Si on voulait mesurer le montant des prestations sociales d'un pays par rapport à aux prestations sociales mondiales (ce que l'OIT se garde de faire, estimant que la démarche revient à «compter des carottes et des poireaux»), il conviendrait au moins de le faire en «PIB à parité de pouvoir d'achat». Comme l'explique l'INSEE, «La parité de pouvoir d'achat (PPA) est un taux de conversion monétaire qui permet d'exprimer dans une unité commune les pouvoirs d'achat des différentes monnaies. Ce taux de conversion peut être différent du «taux de change» ; en effet, le taux de change d'une monnaie par rapport à une autre reflète leurs valeurs réciproques sur les marchés financiers internationaux et non leurs valeurs intrinsèques pour un consommateur».

Par exemple, le PIB mondial PPA en 2016 est de 120 000 milliards de dollars (contre 75 800 milliards pour le PIB global). Le PIB-PPA français en 2016 est de 2 765 milliards de dollars (contre 2465 milliards pour le PIB exprimé en dollars). Le PIB indien monte à 8700 milliards (contre 2 263).

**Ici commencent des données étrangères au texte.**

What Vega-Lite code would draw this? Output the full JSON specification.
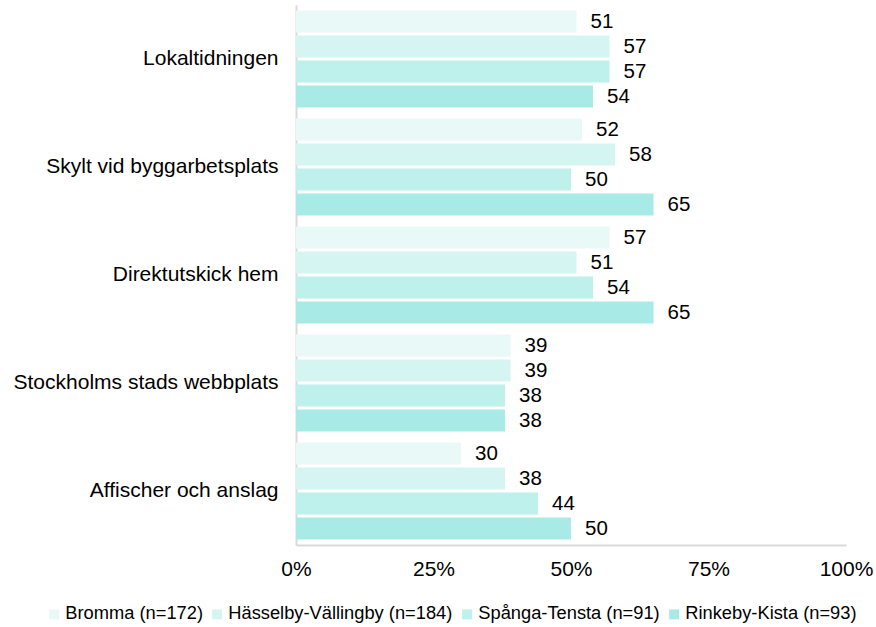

Julien Damon le reconnaît : «j'ai fait une règle de trois très simple. C'était pour donner un ordre de grandeur. Je suis d'accord qu'il faudrait partir du PPA». En partant du PIB-PPA, on arriverait alors un poids de la dépenses sociales françaises proche de 10%. Et non 15%. Interrogé par Checknews, l'OIT se refuse à donner le moindre chiffre, réaffirmant ne pas travailler sur de telles statistiques.

Au-delà de l’erreur, une donnée sans aucune signification

Mais que la part des dépenses sociales de la France soit de 15% ou de 10% ne change pas grand-chose. Que la France dépense plus d’argent pour la protection sociale que d’autres pays, c’est une évidence. Mais cela n’a guère de sens de se servir de cette évidence, comme le fait Étienne Gernelle, pour dénoncer un modèle français trop coûteux.

L’enseignement principal des rapports successifs de l’OIT sur la protection sociale est qu’une grande partie de la population mondiale ne bénéficie d’aucune protection sociale, ou presque.

Voici, par exemple, ce qu’on lit dans la présentation du dernier rapport de l’OIT sur la protection sociale dans le monde, datant de novembre 2017 :

«Seuls 45% de la population bénéficient effectivement d’au moins une prestation sociale, tandis que les 55% restants – 4 milliards de personnes – sont laissés sans protection. Le nouveau rapport montre aussi que 29% seulement de la population mondiale disposent d’un accès à une sécurité sociale globale – en légère hausse par rapport aux 27% de 2014/2015 – tandis que les 71 autres pour cent, soit 5,2 milliards de personnes ne sont pas, ou alors partiellement, protégées».

Cette disparité se retrouve évidemment quand on regarde les montants investis par les Etats. Le rapport de l’OIT indique que pour l’année 2011, les dépenses sociales publiques globales représentaient donc 8,6% du PIB mondial. Un pourcentage qui cache des disparités abyssales : dans les pays à «hauts revenus», les dépenses sociales pèsent en moyenne 21% du PIB (plus de 27% du PIB pour les pays d’Europe de l’Ouest). Pour les pays à bas revenus, le pourcentage tombe à 3,5%.

Mécaniquement, les pays développés (dont la France), qui financent un système de protection sociale représentent donc une part des dépenses sociales mondiales élevées, sans rapport avec leur population.

Mais se servir de cette statistique pour justifier l'usage par Macron de son expression «pognon de dingue» des dépenses sociales revient à comparer le modèle social hexagonal avec celui de pays qui ne dépensent rien, ou presque, pour la protection sociale.